Indiana is teaching as Professor of Archaeology when he is approached by US army who have intercepted a Nazi cable indicating they have found the lost city of Tanis, where the Ark of covenant is buried. (Inciting event)
To find the Ark, Indiana needs the headpiece of the Staff of Ra . He goes to find his friend, Ravenwood in Nepal. He rescues Marion (Ravenwood’s daughter) from the Nazis and escapes with the head-piece. (End of Act 1)
Indiana goes to his friend, Sallah, in Egypt. While shopping in Cairo, Marion is taken by two arabs. Indy shoots the truck driver and the truck crashes and explodes. He thinks Marion is dead and drowns his sorrows in booze.
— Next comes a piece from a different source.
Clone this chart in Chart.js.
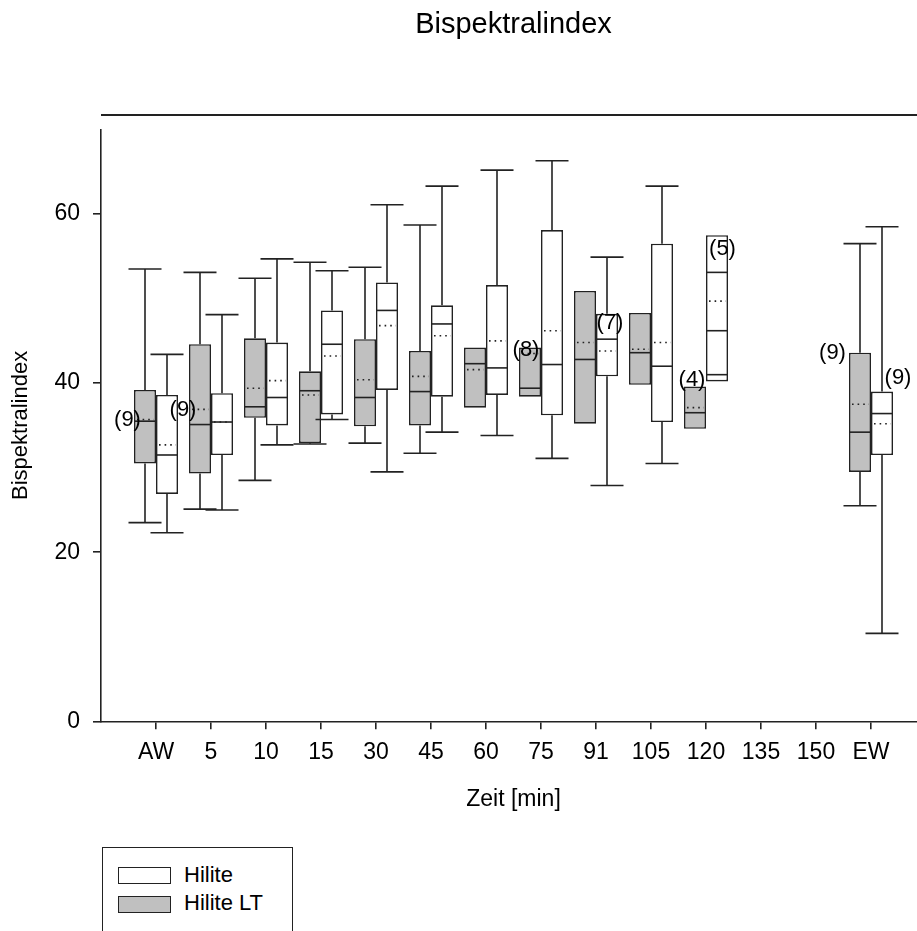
<!DOCTYPE html>
<html>
<head>
<meta charset="utf-8">
<script src="https://cdn.jsdelivr.net/npm/chart.js@4.4.1/dist/chart.umd.min.js"></script>
<style>
  html, body { margin: 0; padding: 0; background: #fff; overflow: hidden; width: 917px; height: 931px; }
  #wrap { position: absolute; left: 0; top: 0; width: 940px; height: 830px; }
  #legend { position: absolute; left: 102px; top: 847px; width: 191px; height: 120px;
            border: 1.6px solid #222; box-sizing: border-box; }
  .sw { position: absolute; left: 118px; width: 53px; height: 17px; border: 1.6px solid #222; box-sizing: border-box; }
  .lt { position: absolute; left: 184px; font: 22px "Liberation Sans", Arial, sans-serif; line-height: 22px; color: #000; white-space: nowrap; }
</style>
</head>
<body>
<div id="wrap"><canvas id="chart" width="940" height="830"></canvas></div>
<div id="legend"></div>
<div class="sw" style="top:867px;background:#fff"></div>
<div class="lt" style="top:864px">Hilite</div>
<div class="sw" style="top:896px;background:#c0c0c0"></div>
<div class="lt" style="top:892px">Hilite LT</div>
<script>
// time points (x axis)
var categories = ['AW', '5', '10', '15', '30', '45', '60', '75', '91', '105', '120', '135', '150', 'EW'];
var yTicks = [0, 20, 40, 60];

// Hilite LT (grey boxes)
var ltLow    = [23.5, 25.1, 28.5, 32.8, 32.9, 31.7, null, null, null, null, null, null, null, 25.5];
var ltQ1     = [30.5, 29.3, 35.9, 32.9, 34.9, 35.0, 37.1, 38.4, 35.2, 39.8, 34.6, null, null, 29.5];
var ltMedian = [35.5, 35.1, 37.2, 39.1, 38.3, 39.0, 42.3, 39.4, 42.8, 43.6, 36.5, null, null, 34.2];
var ltMean   = [35.7, 36.9, 39.4, 38.6, 40.4, 40.8, 41.6, 43.5, 44.8, 44.0, 37.1, null, null, 37.5];
var ltQ3     = [39.2, 44.6, 45.3, 41.4, 45.2, 43.8, 44.2, 44.2, 50.9, 48.3, 39.6, null, null, 43.6];
var ltHigh   = [53.5, 53.1, 52.4, 54.3, 53.7, 58.7, null, null, null, null, null, null, null, 56.5];

// Hilite (white boxes)
var hLow    = [22.3, 25.0, 32.7, 35.7, 29.5, 34.2, 33.8, 31.1, 27.9, 30.5, 41.0, null, null, 10.4];
var hQ1     = [26.9, 31.5, 35.0, 36.3, 39.2, 38.4, 38.6, 36.2, 40.8, 35.4, 40.2, null, null, 31.5];
var hMedian = [31.5, 35.4, 38.3, 44.6, 48.6, 47.0, 41.8, 42.2, 45.2, 42.0, 46.2, null, null, 36.4];
var hMean   = [32.7, 35.4, 40.3, 43.2, 46.8, 45.6, 45.0, 46.2, 43.8, 44.8, 49.7, null, null, 35.2];
var hQ3     = [38.6, 38.8, 44.8, 48.6, 51.9, 49.2, 51.6, 58.1, 48.2, 56.5, 57.5, null, null, 39.0];
var hHigh   = [43.4, 48.1, 54.7, 53.3, 61.1, 63.3, 65.2, 66.3, 54.9, 63.3, 53.1, null, null, 58.5];

// sample size notes
var countText     = ['(9)', '(9)', '(8)', '(7)', '(4)', '(5)', '(9)', '(9)'];
var countCategory = ['AW', '5', '75', '91', '120', '120', 'EW', 'EW'];
var countValue    = [35.6, 36.8, 43.9, 47.1, 40.4, 55.9, 43.6, 40.6];

var FONT = '"Liberation Sans", Arial, sans-serif';
var INK = '#222';

// blank slot on each side so the axis runs past the first and last box
var axisLabels = [''].concat(categories, ['']);
function pad(a) { return [null].concat(a, [null]); }
function ranges(q1, q3) { return pad(q1.map(function (v, i) { return v == null ? null : [v, q3[i]]; })); }

// pixel shift of each count note from its tick
var countShift = [-28.5, -28, -15, 14, -14, 16.5, -38.5, 27];

var boxExtras = {
  id: 'boxExtras',
  afterDatasetsDraw: function (chart) {
    var ctx = chart.ctx, ys = chart.scales.y, xs = chart.scales.x, area = chart.chartArea;
    ctx.save();
    ctx.strokeStyle = INK;

    // line above the plot
    ctx.beginPath();
    ctx.moveTo(area.left, area.top - 14.5);
    ctx.lineTo(chart.width, area.top - 14.5);
    ctx.lineWidth = 2;
    ctx.stroke();
    ctx.lineWidth = 1.6;

    chart.data.datasets.forEach(function (ds, di) {
      var meta = chart.getDatasetMeta(di);
      meta.data.forEach(function (bar, i) {
        if (ds.data[i] == null) return;
        var cx = bar.x, w = bar.width, l = cx - w / 2, r = cx + w / 2;
        var q1 = ds.data[i][0], q3 = ds.data[i][1];
        var pq1 = ys.getPixelForValue(q1), pq3 = ys.getPixelForValue(q3);

        function hline(p, x0, x1) { ctx.beginPath(); ctx.moveTo(x0, p); ctx.lineTo(x1, p); ctx.stroke(); }
        function whisker(v, edge, outside) {
          if (v == null) return;
          var p = ys.getPixelForValue(v);
          if (outside) {
            ctx.beginPath(); ctx.moveTo(cx, edge); ctx.lineTo(cx, p); ctx.stroke();
            hline(p, cx - w * 0.75, cx + w * 0.75);
          } else {
            hline(p, l, r);
          }
        }
        var hi = ds.hi[i], lo = ds.lo[i];
        whisker(hi, pq3, hi != null && hi >= q3);
        whisker(lo, pq1, lo != null && lo <= q1);

        // median
        if (ds.med[i] != null) hline(ys.getPixelForValue(ds.med[i]), l, r);

        // mean, dotted
        if (ds.mean[i] != null) {
          ctx.save();
          ctx.setLineDash([1.6, 4]);
          hline(ys.getPixelForValue(ds.mean[i]), l + 3, r - 2);
          ctx.restore();
        }
      });
    });

    // sample sizes
    ctx.fillStyle = '#000';
    ctx.font = '22px ' + FONT;
    ctx.textAlign = 'center';
    ctx.textBaseline = 'middle';
    countText.forEach(function (t, k) {
      var px = xs.getPixelForValue(axisLabels.indexOf(countCategory[k])) + countShift[k];
      ctx.fillText(t, px, ys.getPixelForValue(countValue[k]));
    });
    ctx.restore();
  }
};

var ctx = document.getElementById('chart').getContext('2d');
var chart = new Chart(ctx, {
  type: 'bar',
  data: {
    labels: axisLabels,
    datasets: [
      {
        label: 'Hilite LT',
        data: ranges(ltQ1, ltQ3),
        lo: pad(ltLow), med: pad(ltMedian), mean: pad(ltMean), hi: pad(ltHigh),
        backgroundColor: '#c0c0c0',
        borderColor: INK,
        borderWidth: 1.6,
        borderSkipped: false
      },
      {
        label: 'Hilite',
        data: ranges(hQ1, hQ3),
        lo: pad(hLow), med: pad(hMedian), mean: pad(hMean), hi: pad(hHigh),
        backgroundColor: '#ffffff',
        borderColor: INK,
        borderWidth: 1.6,
        borderSkipped: false
      }
    ]
  },
  options: {
    responsive: false,
    animation: false,
    events: [],
    categoryPercentage: 0.8,
    barPercentage: 1.0,
    layout: { padding: { left: 0, right: 14, top: 0, bottom: 0 } },
    plugins: {
      legend: { display: false },
      tooltip: { enabled: false },
      title: {
        display: true,
        text: 'Bispektralindex',
        fullSize: false,
        color: '#000',
        font: { family: FONT, size: 29, weight: 'normal' },
        padding: { top: 7.6, bottom: 87.1 }
      }
    },
    scales: {
      x: {
        type: 'category',
        offset: false,
        afterFit: function (s) { s.height = 108.7; },
        border: { color: INK, width: 1.6 },
        grid: {
          offset: false,
          drawOnChartArea: false,
          tickLength: 8,
          lineWidth: 1.6,
          color: function (c) { return axisLabels[c.index] === '' ? 'rgba(0,0,0,0)' : INK; }
        },
        ticks: { autoSkip: false, maxRotation: 0, color: '#000', padding: 10, font: { family: FONT, size: 23 } },
        title: { display: true, text: 'Zeit [min]', color: '#000', font: { family: FONT, size: 23 }, padding: { top: 0, bottom: 17 } }
      },
      y: {
        min: 0,
        max: 70,
        afterFit: function (s) { s.width = 101; },
        afterBuildTicks: function (s) { s.ticks = yTicks.map(function (v) { return { value: v }; }); },
        border: { color: INK, width: 1.6 },
        grid: { drawOnChartArea: false, tickLength: 8, lineWidth: 1.6, color: INK },
        ticks: { color: '#000', padding: 13, font: { family: FONT, size: 23 } },
        title: { display: true, text: 'Bispektralindex', color: '#000', font: { family: FONT, size: 22 }, padding: { top: 8, bottom: 0 } }
      }
    }
  },
  plugins: [boxExtras]
});
</script>
</body>
</html>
Nazi agents capture him and Belloq brags about the prospect of finding the ark. Indy gets away with the help of children.
Indiana finds the Nazi are digging in the wrong place because their copy of the Ra headpiece is only one-sided (Toht’s burnt hand). Indiana is lowered into the Map room and with the staff and headpiece he locates the true location of the Ark. (Mid Point Climax)
Marion is alive and with Belloq. Indiana finds her but doesn’t set her free. Instead he pursues the Ark, digging in the right place. Indy secures the Ark only to lose it to the Nazis. Indiana and Marion are sealed inside the Well of Souls.
Marion and Indiana escape the Well of Souls. Indiana fights a fist battle on the airfield, chases after the truck on horseback and recovers the Ark. (End of Act 2)
Indiana and Marion sale on a ship from Cairo with the Ark. A Nazi submarine capture the ship and takes the Ark and Marion. Indiana escapes, riding the submarine topside until it reaches a Greek island. Indiana points a rocket launcher at the Ark threatening to destroy it unless Marion is freed. Belloq calls his bluff. (Third Act Twist)
Indiana and Marion are tied to a pole while Belloq opens the ark. Indiana tell Marion to close her eyes. Spirits appear from the ark and destroy the Nazis. The Ark is stored in a huge government warehouse, while Indiana goes back to his life as a professor but this time with Marion.
Several different sequence analyses of this movie are on the internet. The version here is close to one of them, but is not exactly the same. Techncially I have shown nine sequences. The introductory sequence would otherwise be part of the set-up sequence one.
The precise start and finish of each sequence will always involve an element of subjectivity and different people may come to different views. Some might argue that this is a weakness of the methodology, but I would disagree. The only view of the sequence structure that really matters is the one the writer is using to design his story. To the audience the sequence structure is invisibe and should remain so. The acid test is therefore whether as a writer knowing your eight of so sequences of your story is helpful in planning out your story.